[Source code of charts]

####

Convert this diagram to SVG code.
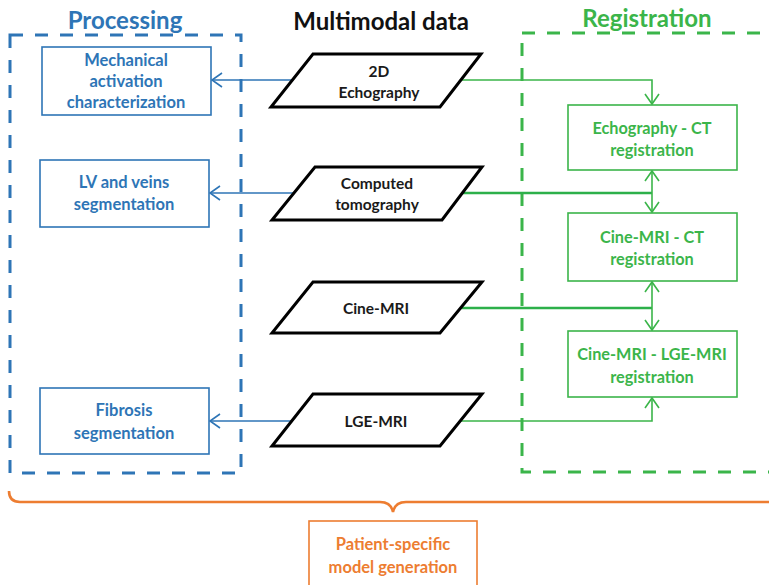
<svg xmlns="http://www.w3.org/2000/svg" width="769" height="585" viewBox="0 0 769 585">
<defs>
<style>
text{font-family:Lato,"Liberation Sans",sans-serif;font-weight:bold;text-anchor:middle}
.title{font-size:24px}
.bt{fill:#2e75b6;font-size:16.5px}
.gt{fill:#3bb54a;font-size:16.3px}
.dt{fill:#1a1a1a;font-size:15.5px}
.ot{fill:#ed7d31;font-size:16.5px}
.bbox{fill:#fff;stroke:#2e75b6;stroke-width:1.6}
.gbox{fill:#fff;stroke:#3bb54a;stroke-width:1.6}
.para{fill:#fff;stroke:#000;stroke-width:3}
.bl{fill:none;stroke:#2e75b6;stroke-width:1.6}
.gl{fill:none;stroke:#3bb54a;stroke-width:1.6}
.gl2{fill:none;stroke:#2db04a;stroke-width:2.6}
</style>
<marker id="ab" markerUnits="userSpaceOnUse" markerWidth="14" markerHeight="18" refX="11" refY="8" orient="auto" viewBox="0 0 14 16">
<path d="M1,1 L11,8 L1,15" fill="none" stroke="#2e75b6" stroke-width="1.6"/>
</marker>
<marker id="ag" markerUnits="userSpaceOnUse" markerWidth="14" markerHeight="18" refX="11" refY="8" orient="auto" viewBox="0 0 14 16">
<path d="M1,1 L11,8 L1,15" fill="none" stroke="#3bb54a" stroke-width="1.6"/>
</marker>
</defs>
<rect width="769" height="585" fill="#fff"/>

<g id="processing-group">
<rect x="10" y="35" width="231" height="438" fill="none" stroke="#2e75b6" stroke-width="3" stroke-dasharray="13,12"/>
<text class="title" x="125" y="29" fill="#2e75b6">Processing</text>
</g>
<g id="registration-group">
<rect x="522" y="33" width="260" height="439" fill="none" stroke="#3bb54a" stroke-width="3" stroke-dasharray="13,12"/>
<text class="title" x="647" y="27" fill="#3bb54a">Registration</text>
</g>
<g id="multimodal-title">
<text class="title" x="381" y="30" fill="#111">Multimodal data</text>
</g>

<g id="connectors">
<path class="bl" d="M292,80 H212" marker-end="url(#ab)"/>
<path class="bl" d="M293,193 H210" marker-end="url(#ab)"/>
<path class="bl" d="M292,421 H210" marker-end="url(#ab)"/>
<path class="gl" d="M460,80 H652 V104" marker-end="url(#ag)"/>
<path class="gl2" d="M462,193 H652"/>
<path class="gl" d="M652,193 V171" marker-end="url(#ag)"/>
<path class="gl" d="M652,193 V212" marker-end="url(#ag)"/>
<path class="gl2" d="M461,308 H652"/>
<path class="gl" d="M652,308 V282" marker-end="url(#ag)"/>
<path class="gl" d="M652,308 V330" marker-end="url(#ag)"/>
<path class="gl" d="M461,421 H652 V398" marker-end="url(#ag)"/>
</g>

<g id="mechanical">
<rect class="bbox" x="42" y="47" width="169" height="68"/>
<text class="bt" x="126" y="66">Mechanical</text>
<text class="bt" x="126" y="87">activation</text>
<text class="bt" x="126" y="108">characterization</text>
</g>
<g id="lv-veins">
<rect class="bbox" x="40" y="160" width="169" height="67"/>
<text class="bt" x="124" y="188">LV and veins</text>
<text class="bt" x="124" y="210">segmentation</text>
</g>
<g id="fibrosis">
<rect class="bbox" x="40" y="388" width="169" height="66"/>
<text class="bt" x="124" y="416">Fibrosis</text>
<text class="bt" x="124" y="439">segmentation</text>
</g>

<g id="echography">
<polygon class="para" points="313,54 481,54 440,107 271,107"/>
<text class="dt" x="379" y="77">2D</text>
<text class="dt" x="379" y="98">Echography</text>
</g>
<g id="ct">
<polygon class="para" points="315,167 482,167 442,220 272,220"/>
<text class="dt" x="377" y="189">Computed</text>
<text class="dt" x="377" y="210">tomography</text>
</g>
<g id="cine-mri">
<polygon class="para" points="313,282 482,282 440,333 272,333"/>
<text class="dt" x="376" y="314">Cine-MRI</text>
</g>
<g id="lge-mri">
<polygon class="para" points="313,394 482,394 440,446 272,446"/>
<text class="dt" x="376" y="427">LGE-MRI</text>
</g>

<g id="echo-ct-reg">
<rect class="gbox" x="568" y="105" width="169" height="65"/>
<text class="gt" x="652" y="134">Echography - CT</text>
<text class="gt" x="652" y="156">registration</text>
</g>
<g id="cine-ct-reg">
<rect class="gbox" x="568" y="213" width="169" height="68"/>
<text class="gt" x="652" y="243">Cine-MRI - CT</text>
<text class="gt" x="652" y="265">registration</text>
</g>
<g id="cine-lge-reg">
<rect class="gbox" x="568" y="331" width="169" height="66"/>
<text class="gt" x="652" y="360">Cine-MRI - LGE-MRI</text>
<text class="gt" x="652" y="383">registration</text>
</g>

<g id="brace">
<path d="M9,491 Q9,502 20,502 H380 Q391,502 393,512 Q395,502 406,502 H775" fill="none" stroke="#ed7d31" stroke-width="2.6"/>
</g>
<g id="patient-model">
<rect x="309" y="521" width="168" height="80" fill="#fff" stroke="#ed7d31" stroke-width="1.6"/>
<text class="ot" x="393" y="550">Patient-specific</text>
<text class="ot" x="393" y="573">model generation</text>
</g>
</svg>
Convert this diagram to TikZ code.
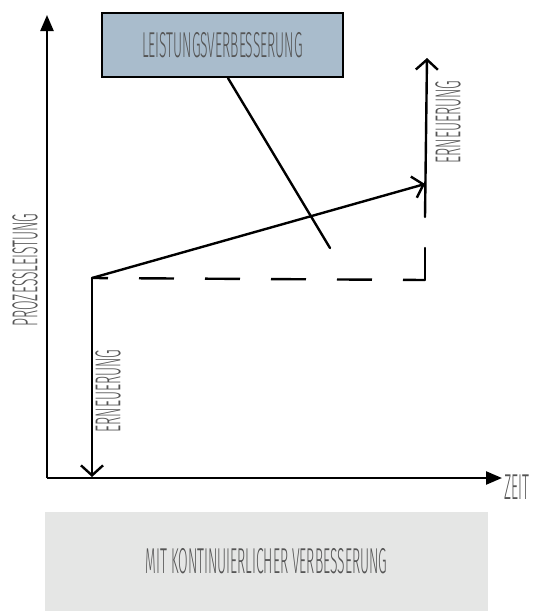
\documentclass[tikz,border=0pt]{standalone}
\usepackage{fontspec}
\newfontfamily\handfont[FakeStretch=0.385]{Fira Sans Light}
\usetikzlibrary{arrows.meta}
\definecolor{boxblue}{HTML}{A9BCCC}
\definecolor{boxgray}{HTML}{E5E6E5}
\definecolor{textgray}{HTML}{555555}

\begin{document}
\begin{tikzpicture}[x=1pt,y=-1pt,
  handtext/.style={font=\handfont\fontsize{36pt}{36pt}\selectfont, text=textgray, inner sep=0pt},
  axis/.style={line width=2.4pt, -{Triangle[length=16pt,width=13pt]}},
  pen/.style={line width=2.4pt, line cap=round},
  openhead/.style={-{Straight Barb[length=10pt,width=22pt]}}]
  \useasboundingbox (0,0) rectangle (537,611);

  % axes
  \coordinate (origin) at (47,478);
  \coordinate (ytop) at (47,15);
  \coordinate (xend) at (502,478);
  \draw[axis] (origin) -- (ytop);
  \draw[axis] (origin) -- (xend);
  \node[handtext, anchor=west] (zeit) at (504,487) {ZEIT};
  \node[handtext, rotate=90] (leistung) at (25,270) {PROZESSLEISTUNG};

  % renewal down to the time axis
  \coordinate (start) at (92,278);
  \coordinate (startbase) at (92,477);
  \draw[pen, openhead] (start) -- (startbase);
  \node[handtext, rotate=90] (ernlinks) at (108,391) {ERNEUERUNG};

  % improvement
  \coordinate (peak) at (425,184);
  \draw[pen, openhead] (start) -- (peak);

  % level kept
  \coordinate (corner) at (425,280);
  \coordinate (dashtop) at (425,248);
  \draw[pen, line cap=butt, dash pattern=on 35pt off 31pt, dash phase=19pt] (start) -- (corner);
  \draw[pen] (corner) -- (dashtop);

  % renewal at the end
  \coordinate (riselow) at (425,217);
  \coordinate (risetop) at (427,58);
  \draw[pen, openhead] (riselow) -- (risetop);
  \node[handtext, rotate=90] (ernrechts) at (448,122) {ERNEUERUNG};

  % boxes
  \node[handtext, draw=black, line width=2.2pt, fill=boxblue, minimum width=241pt, minimum height=64pt] (verb) at (222.5,45) {LEISTUNGSVERBESSERUNG};
  \coordinate (pointer) at (330,248);
  \draw[pen] ([xshift=5.5pt]verb.south) -- (pointer);

  \node[handtext, fill=boxgray, minimum width=443pt, minimum height=99pt] (kvp) at (266.5,561.5) {MIT KONTINUIERLICHER VERBESSERUNG};
\end{tikzpicture}
\end{document}
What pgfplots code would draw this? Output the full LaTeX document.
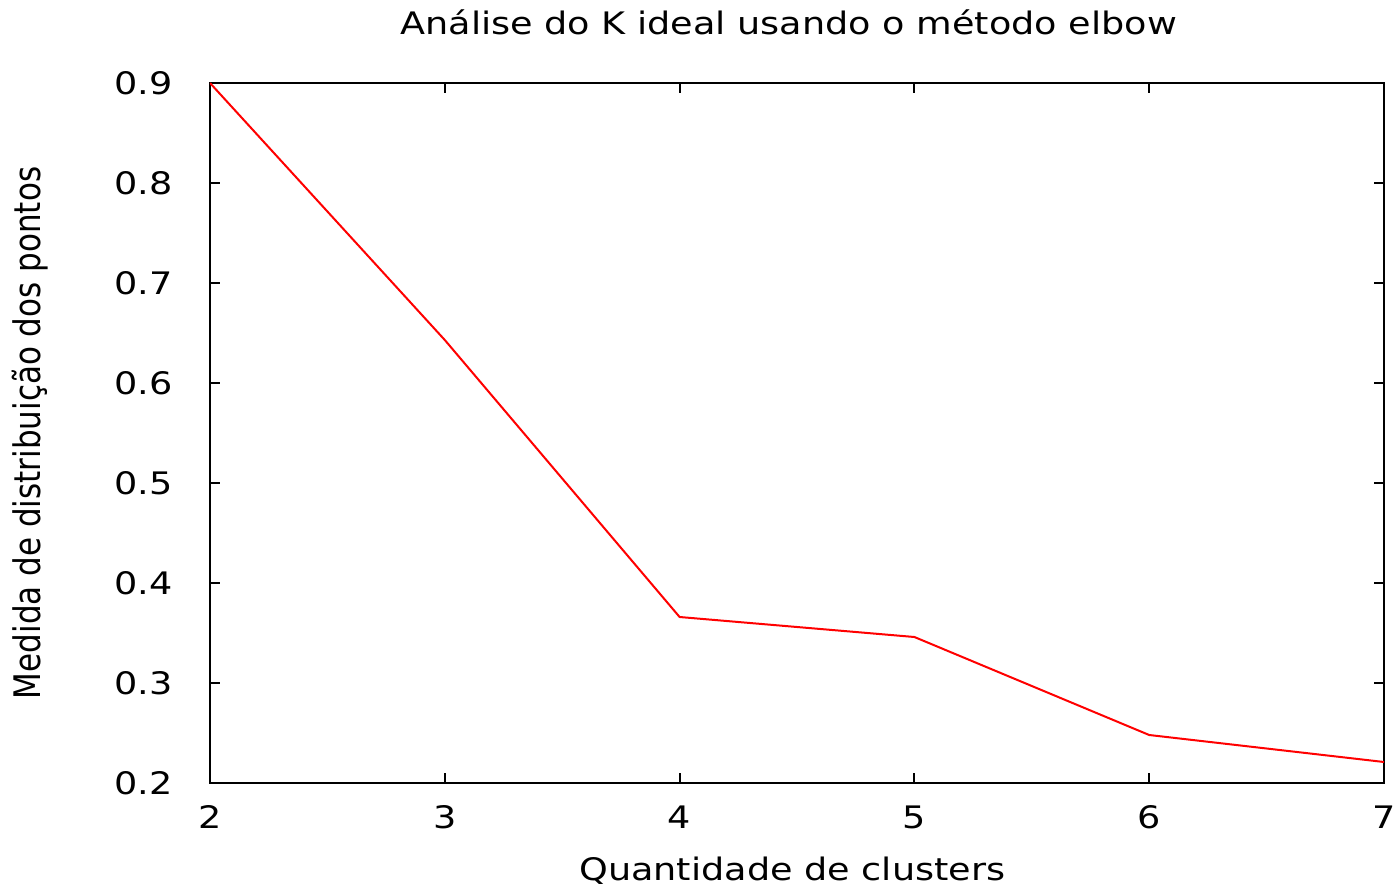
\documentclass[border=0pt]{standalone}
\usepackage{fontspec}
\setmainfont{DejaVu Sans}[FakeStretch=1.18]
\newfontfamily\ylabfont{DejaVu Sans}[FakeStretch=0.847]
\usepackage{pgfplots}
\pgfplotsset{compat=1.18}
\begin{document}
\begin{tikzpicture}
\begin{axis}[
  scale only axis,
  width=587pt, height=350pt,
  xmin=2, xmax=7, ymin=0.2, ymax=0.9,
  xtick={2,3,4,5,6,7},
  ytick={0.2,0.3,0.4,0.5,0.6,0.7,0.8,0.9},
  tick align=inside,
  major tick length=5pt,
  axis line style={line width=1pt},
  every tick/.style={black, line width=1pt},
  font=\fontsize{15.5}{18}\selectfont,
  /pgf/number format/assume math mode=true,
  x tick label style={inner sep=0pt, anchor=north, yshift=-11pt},
  y tick label style={/pgf/number format/fixed, /pgf/number format/fixed zerofill,
    /pgf/number format/precision=1, inner sep=0pt, anchor=east, xshift=-18.5pt},
  title={Análise do K ideal usando o método elbow},
  every axis title/.style={at={(axis description cs:0.493,1)}, anchor=base,
    yshift=24pt, inner sep=0pt},
  xlabel={Quantidade de clusters},
  xlabel style={at={(axis description cs:0.496,0)}, anchor=base, yshift=-48.5pt, inner sep=0pt},
  ylabel={Medida de distribuição dos pontos},
  ylabel style={at={(axis description cs:-0.144,0.5)}, anchor=base, inner sep=0pt,
    font=\ylabfont\fontsize{18.3}{20}\selectfont},
]
\addplot[red, line width=1pt] coordinates {
  (2,0.900) (3,0.643) (4,0.366) (5,0.346) (6,0.248) (7,0.221)
};
\end{axis}
\pgfresetboundingbox
\path[use as bounding box] ([xshift=-105pt,yshift=-53pt]current axis.south west)
  rectangle ([xshift=6pt,yshift=41.5pt]current axis.north east);
\end{tikzpicture}
\end{document}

####

**Your objective**
Above are the records. Copy exactly, and only, the lines from the line containing "What pgfplots code" through the last one, omitting any pictures.

**Complete answer**
What pgfplots code would draw this? Output the full LaTeX document.
\documentclass[border=0pt]{standalone}
\usepackage{fontspec}
\setmainfont{DejaVu Sans}[FakeStretch=1.18]
\newfontfamily\ylabfont{DejaVu Sans}[FakeStretch=0.847]
\usepackage{pgfplots}
\pgfplotsset{compat=1.18}
\begin{document}
\begin{tikzpicture}
\begin{axis}[
  scale only axis,
  width=587pt, height=350pt,
  xmin=2, xmax=7, ymin=0.2, ymax=0.9,
  xtick={2,3,4,5,6,7},
  ytick={0.2,0.3,0.4,0.5,0.6,0.7,0.8,0.9},
  tick align=inside,
  major tick length=5pt,
  axis line style={line width=1pt},
  every tick/.style={black, line width=1pt},
  font=\fontsize{15.5}{18}\selectfont,
  /pgf/number format/assume math mode=true,
  x tick label style={inner sep=0pt, anchor=north, yshift=-11pt},
  y tick label style={/pgf/number format/fixed, /pgf/number format/fixed zerofill,
    /pgf/number format/precision=1, inner sep=0pt, anchor=east, xshift=-18.5pt},
  title={Análise do K ideal usando o método elbow},
  every axis title/.style={at={(axis description cs:0.493,1)}, anchor=base,
    yshift=24pt, inner sep=0pt},
  xlabel={Quantidade de clusters},
  xlabel style={at={(axis description cs:0.496,0)}, anchor=base, yshift=-48.5pt, inner sep=0pt},
  ylabel={Medida de distribuição dos pontos},
  ylabel style={at={(axis description cs:-0.144,0.5)}, anchor=base, inner sep=0pt,
    font=\ylabfont\fontsize{18.3}{20}\selectfont},
]
\addplot[red, line width=1pt] coordinates {
  (2,0.900) (3,0.643) (4,0.366) (5,0.346) (6,0.248) (7,0.221)
};
\end{axis}
\pgfresetboundingbox
\path[use as bounding box] ([xshift=-105pt,yshift=-53pt]current axis.south west)
  rectangle ([xshift=6pt,yshift=41.5pt]current axis.north east);
\end{tikzpicture}
\end{document}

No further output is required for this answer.